- **EXERCISE GOAL**
Copy the data exactly as it appears, and do not include any pictures.

- **SOURCE DATA**

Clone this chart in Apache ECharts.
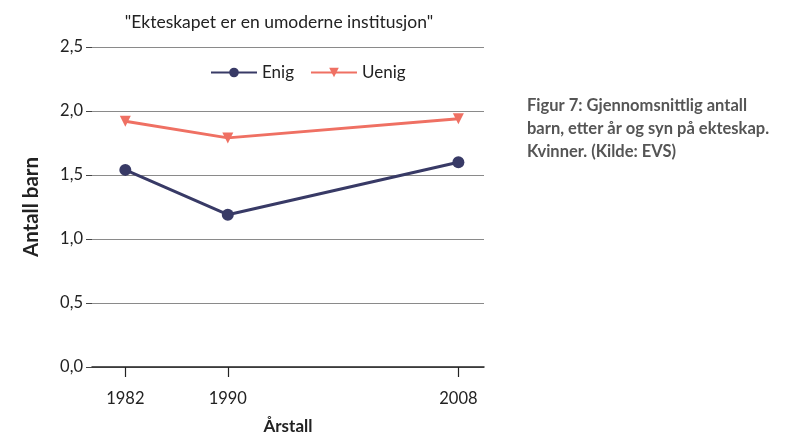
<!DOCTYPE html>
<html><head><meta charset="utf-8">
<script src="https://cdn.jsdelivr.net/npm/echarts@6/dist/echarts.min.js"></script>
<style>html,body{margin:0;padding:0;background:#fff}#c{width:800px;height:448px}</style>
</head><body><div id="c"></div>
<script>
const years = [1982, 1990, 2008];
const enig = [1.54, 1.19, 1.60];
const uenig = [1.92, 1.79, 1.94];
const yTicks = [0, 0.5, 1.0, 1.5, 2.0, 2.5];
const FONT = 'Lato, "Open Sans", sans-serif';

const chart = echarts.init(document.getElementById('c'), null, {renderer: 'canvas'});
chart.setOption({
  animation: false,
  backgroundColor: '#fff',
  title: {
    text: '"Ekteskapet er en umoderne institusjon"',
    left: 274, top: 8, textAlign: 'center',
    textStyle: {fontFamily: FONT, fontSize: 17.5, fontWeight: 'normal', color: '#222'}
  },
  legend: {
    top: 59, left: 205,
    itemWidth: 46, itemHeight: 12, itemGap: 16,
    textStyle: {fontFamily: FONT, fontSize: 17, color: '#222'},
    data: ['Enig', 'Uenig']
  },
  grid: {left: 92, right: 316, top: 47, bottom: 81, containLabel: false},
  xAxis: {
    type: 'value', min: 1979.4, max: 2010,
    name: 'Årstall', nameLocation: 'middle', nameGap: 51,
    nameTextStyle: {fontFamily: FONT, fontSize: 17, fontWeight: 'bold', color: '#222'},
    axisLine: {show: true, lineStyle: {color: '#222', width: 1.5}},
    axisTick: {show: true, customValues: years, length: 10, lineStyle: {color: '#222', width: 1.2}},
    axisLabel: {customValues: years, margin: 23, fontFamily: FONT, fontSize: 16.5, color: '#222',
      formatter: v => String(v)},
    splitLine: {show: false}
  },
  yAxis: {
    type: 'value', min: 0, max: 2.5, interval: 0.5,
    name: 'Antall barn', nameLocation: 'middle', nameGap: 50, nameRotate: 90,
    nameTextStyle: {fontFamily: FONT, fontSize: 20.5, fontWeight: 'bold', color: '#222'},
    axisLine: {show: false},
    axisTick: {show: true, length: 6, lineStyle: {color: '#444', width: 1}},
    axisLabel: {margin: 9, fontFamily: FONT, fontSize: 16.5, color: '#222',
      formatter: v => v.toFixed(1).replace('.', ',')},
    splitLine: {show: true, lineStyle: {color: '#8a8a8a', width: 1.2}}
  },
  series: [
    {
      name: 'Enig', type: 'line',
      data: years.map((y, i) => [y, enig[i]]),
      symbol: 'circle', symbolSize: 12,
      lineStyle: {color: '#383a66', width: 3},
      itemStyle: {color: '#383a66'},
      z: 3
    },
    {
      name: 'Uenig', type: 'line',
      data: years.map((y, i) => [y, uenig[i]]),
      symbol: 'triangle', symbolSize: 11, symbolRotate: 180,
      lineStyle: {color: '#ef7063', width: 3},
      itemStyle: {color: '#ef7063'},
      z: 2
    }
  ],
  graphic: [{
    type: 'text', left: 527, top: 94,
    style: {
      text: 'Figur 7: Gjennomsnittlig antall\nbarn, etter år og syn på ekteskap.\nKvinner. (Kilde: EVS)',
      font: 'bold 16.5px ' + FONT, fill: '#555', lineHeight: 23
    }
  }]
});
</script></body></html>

- **ANSWER TO THE PROBLEM**
Clone this chart in Apache ECharts.
<!DOCTYPE html>
<html><head><meta charset="utf-8">
<script src="https://cdn.jsdelivr.net/npm/echarts@6/dist/echarts.min.js"></script>
<style>html,body{margin:0;padding:0;background:#fff}#c{width:800px;height:448px}</style>
</head><body><div id="c"></div>
<script>
const years = [1982, 1990, 2008];
const enig = [1.54, 1.19, 1.60];
const uenig = [1.92, 1.79, 1.94];
const yTicks = [0, 0.5, 1.0, 1.5, 2.0, 2.5];
const FONT = 'Lato, "Open Sans", sans-serif';

const chart = echarts.init(document.getElementById('c'), null, {renderer: 'canvas'});
chart.setOption({
  animation: false,
  backgroundColor: '#fff',
  title: {
    text: '"Ekteskapet er en umoderne institusjon"',
    left: 274, top: 8, textAlign: 'center',
    textStyle: {fontFamily: FONT, fontSize: 17.5, fontWeight: 'normal', color: '#222'}
  },
  legend: {
    top: 59, left: 205,
    itemWidth: 46, itemHeight: 12, itemGap: 16,
    textStyle: {fontFamily: FONT, fontSize: 17, color: '#222'},
    data: ['Enig', 'Uenig']
  },
  grid: {left: 92, right: 316, top: 47, bottom: 81, containLabel: false},
  xAxis: {
    type: 'value', min: 1979.4, max: 2010,
    name: 'Årstall', nameLocation: 'middle', nameGap: 51,
    nameTextStyle: {fontFamily: FONT, fontSize: 17, fontWeight: 'bold', color: '#222'},
    axisLine: {show: true, lineStyle: {color: '#222', width: 1.5}},
    axisTick: {show: true, customValues: years, length: 10, lineStyle: {color: '#222', width: 1.2}},
    axisLabel: {customValues: years, margin: 23, fontFamily: FONT, fontSize: 16.5, color: '#222',
      formatter: v => String(v)},
    splitLine: {show: false}
  },
  yAxis: {
    type: 'value', min: 0, max: 2.5, interval: 0.5,
    name: 'Antall barn', nameLocation: 'middle', nameGap: 50, nameRotate: 90,
    nameTextStyle: {fontFamily: FONT, fontSize: 20.5, fontWeight: 'bold', color: '#222'},
    axisLine: {show: false},
    axisTick: {show: true, length: 6, lineStyle: {color: '#444', width: 1}},
    axisLabel: {margin: 9, fontFamily: FONT, fontSize: 16.5, color: '#222',
      formatter: v => v.toFixed(1).replace('.', ',')},
    splitLine: {show: true, lineStyle: {color: '#8a8a8a', width: 1.2}}
  },
  series: [
    {
      name: 'Enig', type: 'line',
      data: years.map((y, i) => [y, enig[i]]),
      symbol: 'circle', symbolSize: 12,
      lineStyle: {color: '#383a66', width: 3},
      itemStyle: {color: '#383a66'},
      z: 3
    },
    {
      name: 'Uenig', type: 'line',
      data: years.map((y, i) => [y, uenig[i]]),
      symbol: 'triangle', symbolSize: 11, symbolRotate: 180,
      lineStyle: {color: '#ef7063', width: 3},
      itemStyle: {color: '#ef7063'},
      z: 2
    }
  ],
  graphic: [{
    type: 'text', left: 527, top: 94,
    style: {
      text: 'Figur 7: Gjennomsnittlig antall\nbarn, etter år og syn på ekteskap.\nKvinner. (Kilde: EVS)',
      font: 'bold 16.5px ' + FONT, fill: '#555', lineHeight: 23
    }
  }]
});
</script></body></html>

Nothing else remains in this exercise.